[DATASET EXTRACT]
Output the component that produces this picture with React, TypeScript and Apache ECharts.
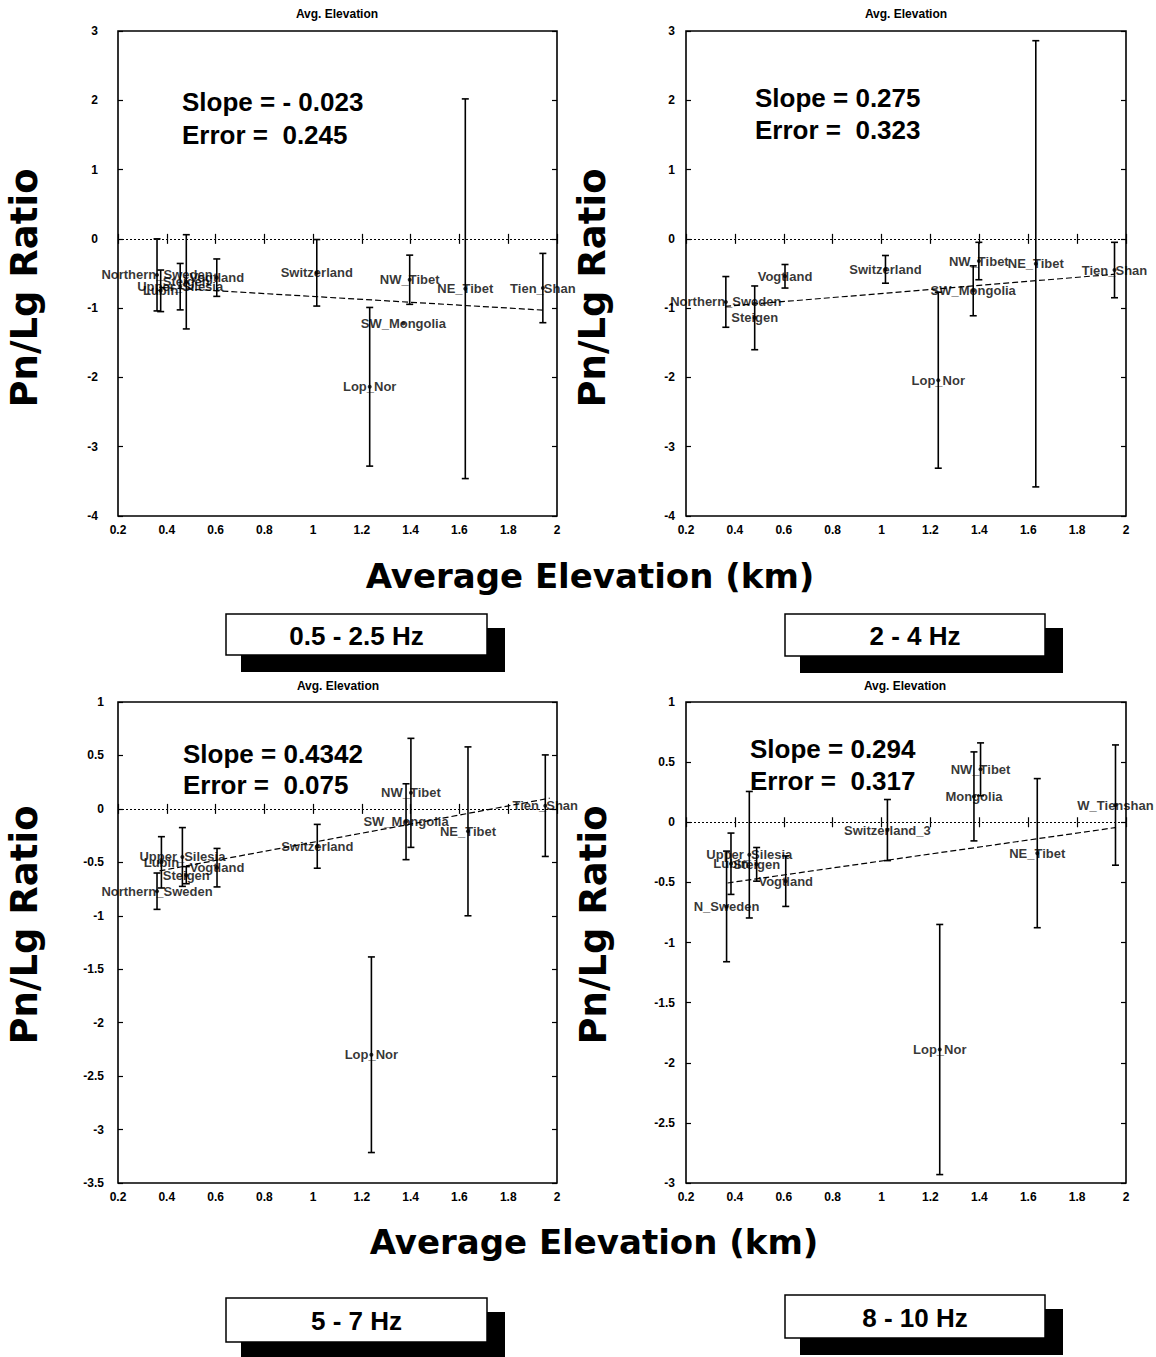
import React, { useEffect, useRef } from "react";
import * as echarts from "echarts";

// ---------- data ----------
const bandLabels = ["0.5 - 2.5 Hz", "2 - 4 Hz", "5 - 7 Hz", "8 - 10 Hz"];
const slopeTexts = ["Slope = - 0.023", "Slope = 0.275", "Slope = 0.4342", "Slope = 0.294"];
const errorTexts = ["Error =  0.245", "Error =  0.323", "Error =  0.075", "Error =  0.317"];

const yMins = [-4, -4, -3.5, -3];
const yMaxs = [3, 3, 1, 1];
const yIntervals = [1, 1, 0.5, 0.5];

// Panel 1: 0.5 - 2.5 Hz
const names1 = ["Northern_Sweden", "Lubin", "Upper_Silesia", "Steigen", "Vogtland", "Switzerland", "Lop_Nor", "SW_Mongolia", "NW_Tibet", "NE_Tibet", "Tien_Shan"];
const elev1 = [0.36, 0.375, 0.455, 0.48, 0.605, 1.015, 1.232, 1.37, 1.396, 1.624, 1.942];
const ratio1 = [-0.52, -0.75, -0.69, -0.62, -0.56, -0.49, -2.135, -1.22, -0.59, -0.72, -0.71];
const err1 = [0.52, 0.3, 0.335, 0.68, 0.27, 0.48, 1.145, 0, 0.355, 2.74, 0.5];
const fitX1 = [0.37, 1.95];
const fitY1 = [-0.7, -1.03];

// Panel 2: 2 - 4 Hz
const names2 = ["Northern_Sweden", "Steigen", "Vogtland", "Switzerland", "Lop_Nor", "SW_Mongolia", "NW_Tibet", "NE_Tibet", "Tien_Shan"];
const elev2 = [0.363, 0.481, 0.605, 1.016, 1.232, 1.375, 1.398, 1.631, 1.953];
const ratio2 = [-0.91, -1.14, -0.54, -0.44, -2.04, -0.75, -0.32, -0.36, -0.45];
const err2 = [0.366, 0.46, 0.17, 0.2, 1.27, 0.36, 0.27, 3.22, 0.4];
const fitX2 = [0.36, 1.955];
const fitY2 = [-0.975, -0.51];

// Panel 3: 5 - 7 Hz
const names3 = ["Northern_Sweden", "Lubin", "Upper_Silesia", "Steigen", "Vogtland", "Switzerland", "Lop_Nor", "SW_Mongolia", "NW_Tibet", "NE_Tibet", "Tien_Shan"];
const elev3 = [0.36, 0.378, 0.464, 0.48, 0.606, 1.017, 1.239, 1.381, 1.401, 1.635, 1.952];
const ratio3 = [-0.77, -0.5, -0.45, -0.62, -0.55, -0.35, -2.3, -0.12, 0.15, -0.21, 0.03];
const err3 = [0.17, 0.24, 0.275, 0.08, 0.18, 0.205, 0.915, 0.355, 0.51, 0.79, 0.475];
const fitX3 = [0.37, 1.97];
const fitY3 = [-0.58, 0.1];

// Panel 4: 8 - 10 Hz
const names4 = ["N_Sweden", "Lubin", "Upper_Silesia", "Steigen", "Vogtland", "Switzerland_3", "Lop_Nor", "Mongolia", "NW_Tibet", "NE_Tibet", "W_Tienshan"];
const elev4 = [0.366, 0.384, 0.459, 0.489, 0.608, 1.024, 1.238, 1.378, 1.405, 1.637, 1.957];
const ratio4 = [-0.7, -0.345, -0.27, -0.35, -0.49, -0.065, -1.89, 0.215, 0.44, -0.257, 0.143];
const err4 = [0.46, 0.255, 0.526, 0.14, 0.21, 0.254, 1.04, 0.37, 0.22, 0.62, 0.5];
const fitX4 = [0.37, 1.955];
const fitY4 = [-0.505, -0.045];

const panelNames = [names1, names2, names3, names4];
const panelElev = [elev1, elev2, elev3, elev4];
const panelRatio = [ratio1, ratio2, ratio3, ratio4];
const panelErr = [err1, err2, err3, err4];
const panelFitX = [fitX1, fitX2, fitX3, fitX4];
const panelFitY = [fitY1, fitY2, fitY3, fitY4];

// ---------- layout ----------
const GRIDS = [
  { left: 118, top: 31, width: 439, height: 485 },
  { left: 686, top: 31, width: 440, height: 485 },
  { left: 118, top: 702, width: 439, height: 481 },
  { left: 686, top: 702, width: 440, height: 481 },
];
const Y_LABEL_MARGINS = [20, 11, 14, 11];
const SMALL_FONT = "Liberation Sans";
const BIG_FONT = "DejaVu Sans";

const fmt = (v: number) => String(Math.round(v * 10) / 10);

function errRender(params: any, api: any) {
  const x = api.value(0);
  const y = api.value(1);
  const e = api.value(2);
  if (!e) return { type: "group", children: [] };
  const p1 = api.coord([x, y + e]);
  const p2 = api.coord([x, y - e]);
  const w = 3.5;
  const style = { stroke: "#000", lineWidth: 1.6 };
  return {
    type: "group",
    children: [
      { type: "line", shape: { x1: p1[0], y1: p1[1], x2: p2[0], y2: p2[1] }, style },
      { type: "line", shape: { x1: p1[0] - w, y1: p1[1], x2: p1[0] + w, y2: p1[1] }, style },
      { type: "line", shape: { x1: p2[0] - w, y1: p2[1], x2: p2[0] + w, y2: p2[1] }, style },
    ],
  };
}

function buildOption() {
  const grid: any[] = [];
  const xAxis: any[] = [];
  const yAxis: any[] = [];
  const series: any[] = [];
  const tick = { show: true, inside: true, length: 5, lineStyle: { color: "#000", width: 1.2 } };
  const lbl = { color: "#000", fontSize: 12, fontWeight: "bold", fontFamily: SMALL_FONT };

  for (let p = 0; p < 4; p++) {
    grid.push({ ...GRIDS[p], show: true, borderColor: "#000", borderWidth: 1.6, backgroundColor: "transparent" });
    for (const pos of ["bottom", "top"]) {
      xAxis.push({
        type: "value", gridIndex: p, position: pos, min: 0.2, max: 2, interval: 0.2,
        axisLine: { show: false }, splitLine: { show: false }, axisTick: tick,
        axisLabel: { show: pos === "bottom", margin: 8, formatter: fmt, ...lbl },
      });
    }
    for (const pos of ["left", "right"]) {
      yAxis.push({
        type: "value", gridIndex: p, position: pos, min: yMins[p], max: yMaxs[p], interval: yIntervals[p],
        axisLine: { show: false }, splitLine: { show: false }, axisTick: tick,
        axisLabel: { show: pos === "left", margin: Y_LABEL_MARGINS[p], formatter: fmt, ...lbl },
      });
    }
    const xi = 2 * p;
    const yi = 2 * p;
    series.push({
      type: "custom", xAxisIndex: xi, yAxisIndex: yi, renderItem: errRender, silent: true,
      encode: { x: 0, y: 1 },
      data: panelElev[p].map((x, i) => [x, panelRatio[p][i], panelErr[p][i]]),
      z: 2,
    });
    series.push({
      type: "line", xAxisIndex: xi, yAxisIndex: yi, symbol: "none", silent: true,
      data: panelFitX[p].map((x, i) => [x, panelFitY[p][i]]),
      lineStyle: { color: "#000", width: 1.2, type: [6, 3] },
      markLine: {
        silent: true, symbol: ["none", "none"], label: { show: false },
        lineStyle: { color: "#000", width: 1, type: [2, 2] },
        data: [{ yAxis: 0 }],
      },
      z: 3,
    });
    series.push({
      type: "scatter", xAxisIndex: xi, yAxisIndex: yi, symbol: "circle", symbolSize: 4, silent: true,
      itemStyle: { color: "#000" },
      label: { show: true, position: "inside", formatter: "{b}", color: "#000", fontSize: 13, fontWeight: "bold", fontFamily: SMALL_FONT },
      data: panelNames[p].map((n, i) => ({ name: n, value: [panelElev[p][i], panelRatio[p][i]] })),
      z: 4,
    });
  }

  const graphic: any[] = [];
  const txt = (x: number, y: number, text: string, size: number, font: string, align = "center", rot = 0, weight = "bold") => ({
    type: "text", x, y, rotation: rot, z: 50,
    style: { text, fill: "#000", fontSize: size, fontWeight: weight, fontFamily: font, align, verticalAlign: "middle" },
  });
  // small titles
  const titleCenters = [[337, 14], [906, 14], [338, 686], [905, 686]];
  titleCenters.forEach(([x, y]) => graphic.push(txt(x, y, "Avg. Elevation", 12, SMALL_FONT)));
  // slope / error
  const slopePos = [[182, 102], [755, 98], [183, 754], [750, 749]];
  const errPos = [[182, 135], [755, 130], [183, 785], [750, 781]];
  for (let p = 0; p < 4; p++) {
    graphic.push(txt(slopePos[p][0], slopePos[p][1], slopeTexts[p], 26, SMALL_FONT, "left"));
    graphic.push(txt(errPos[p][0], errPos[p][1], errorTexts[p], 26, SMALL_FONT, "left"));
  }
  // y titles
  const yTitlePos = [[24, 288], [592, 288], [24, 925], [593, 925]];
  yTitlePos.forEach(([x, y]) => graphic.push(txt(x, y, "Pn/Lg Ratio", 37, BIG_FONT, "center", Math.PI / 2)));
  // x titles
  graphic.push(txt(590, 576, "Average Elevation (km)", 34, BIG_FONT));
  graphic.push(txt(594, 1242, "Average Elevation (km)", 34, BIG_FONT));
  // band boxes
  const boxes = [
    { x: 226, y: 614, w: 261, h: 41 },
    { x: 785, y: 614, w: 260, h: 42 },
    { x: 226, y: 1298, w: 261, h: 44 },
    { x: 785, y: 1295, w: 260, h: 43 },
  ];
  boxes.forEach((b, p) => {
    graphic.push({ type: "rect", z: 40, shape: { x: b.x + 15, y: b.y + 14, width: b.w + 3, height: b.h + 3 }, style: { fill: "#000" } });
    graphic.push({ type: "rect", z: 41, shape: { x: b.x, y: b.y, width: b.w, height: b.h }, style: { fill: "#fff", stroke: "#000", lineWidth: 1.5 } });
    graphic.push({ ...txt(b.x + b.w / 2, b.y + b.h / 2 + 1, bandLabels[p], 26, SMALL_FONT), z: 42 });
  });

  return {
    animation: false,
    backgroundColor: "#fff",
    grid, xAxis, yAxis, series, graphic,
  };
}

export default function App() {
  const ref = useRef<HTMLDivElement>(null);
  useEffect(() => {
    if (!ref.current) return;
    const chart = echarts.init(ref.current, undefined, { renderer: "svg" });
    chart.setOption(buildOption() as any);
    return () => chart.dispose();
  }, []);
  return (
    <div style={{ position: "absolute", left: 0, top: 0, width: 1156, height: 1357, background: "#fff" }}>
      <div ref={ref} style={{ width: 1156, height: 1357 }} />
    </div>
  );
}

[SET EXERCISE] Return every line above in which the string "React" occurs.

[EXERCISE ANSWER]
Output the component that produces this picture with React, TypeScript and Apache ECharts.
import React, { useEffect, useRef } from "react";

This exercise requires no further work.